What was the halt instruction in early CPUs such as the Z80 and 8080 used for?
Stopping the system in a known state to allow a clean restart/react to external sources.
It's a very useful feature for embedded systems that react to external sources, but also as idle state for a more conventional kind of multitasking environment.
What use is it to enter a state that can only be exited via an interrupt or reset?
Several:
- Interrupt response is guaranteed to be the shortest possible.
- Interrupt response time will be within exact (short) boundaries.
- No need for complex schedulers.
- Easy chaining of (interruptable) cleanup and management tasks.
- Enabling special power saving (or otherwise idle) states.
Beside all the benefits for system design, in embedded the first two might be the most important. A Z80 interrupt response (until the first instruction of the interrupt routine is executed) takes 11, 13 or 19 cycles depending on the interrupt mode - plus the execution time of the instruction already in process. That adds anywhere up to 23 cycles. When waiting on a HALT
it will always be a maximum of 4, thus making interrupt response faster and more predictable.
Does a NOP loop use less power?
Not really, at least not within the Z80 itself. Maybe a bit due to a reduced load on RAM and other perhipherals, but again, it's rather negligible. This may differ on other CPUs. Especially complex ones can save quite a lot using similar instructions.

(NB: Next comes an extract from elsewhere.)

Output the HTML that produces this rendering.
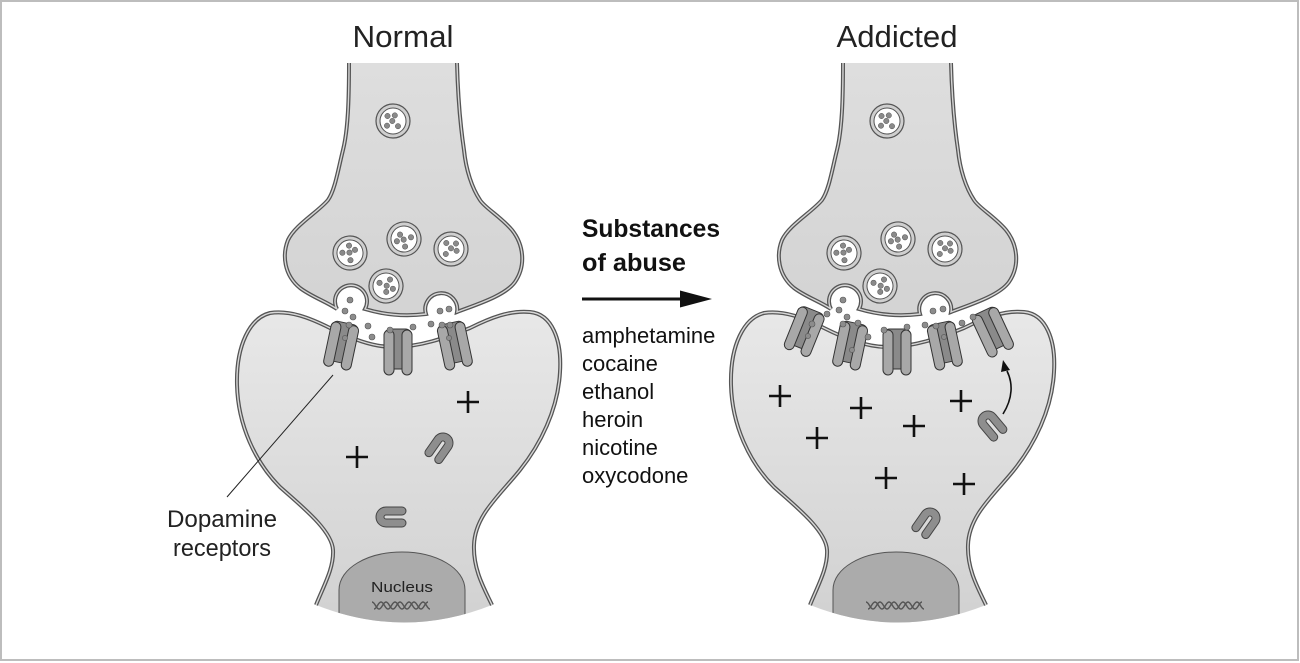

But the CPU also outputs a /HALT
signal to tell when waiting (*1,2). This can be used to disable other components, ROMs for example, as it's guaranteed that no access will be done while active.
Did operating systems (CP/M, Acorn MOS) or Basic variants make use of it?
Not the common ones and not as part of some regular OS handling. Then again it was used in 'drivers' like (IIRC) within the ZX80 video handling to wait for a screen to start. Similar other home computers (MSX?) did/could use it to synchronize animation with frame rate (VBL Interrupt) and/or screen manipulation with line or timer interrupts (*3).
Many embedded environments did use HALT
as core function within the scheduler.
Did people writing assembly programs for the CPUs make use of it?
Yes, quite a lot - at least when it came to control/embedded applications.
Aside: How would an interrupt cause an exit of the halt state? After executing the interrupt service routine, would the CPU not return to its previous instruction - the NOP loop?
Nop (SCNR) - When returning from the interrupt, the CPU continues with the next instruction. Keep in mind, it's not executing NOPs, it's just like executing NOPs. HALT is a single instruction, and the PC will already have advanced to the next instruction after it has been read in M1
. Thus an accepted interrupt will push the address of the next instruction and when POPed, execution continues there.
This is very handy for a real time/multi tasking system to seperate housekeeping from handling external requests.
*1 - On a 8080 D3 is signaling a halt state during status word output in T1 of M1.
*2 - On a 8085 S0/S1=0/0 signal a halt condition. Unlike 8080 and Z80 the 8085 also tristates all data, address and bus control signals.
*3 - While the 6502 did not feature a halt instruction (not until the 65C02), Atari's TIA for the VCS did implement hardware to make the CPU go into a forced halt state when accessing certain addresses much like a 'Wait for Line'-Halt instruction.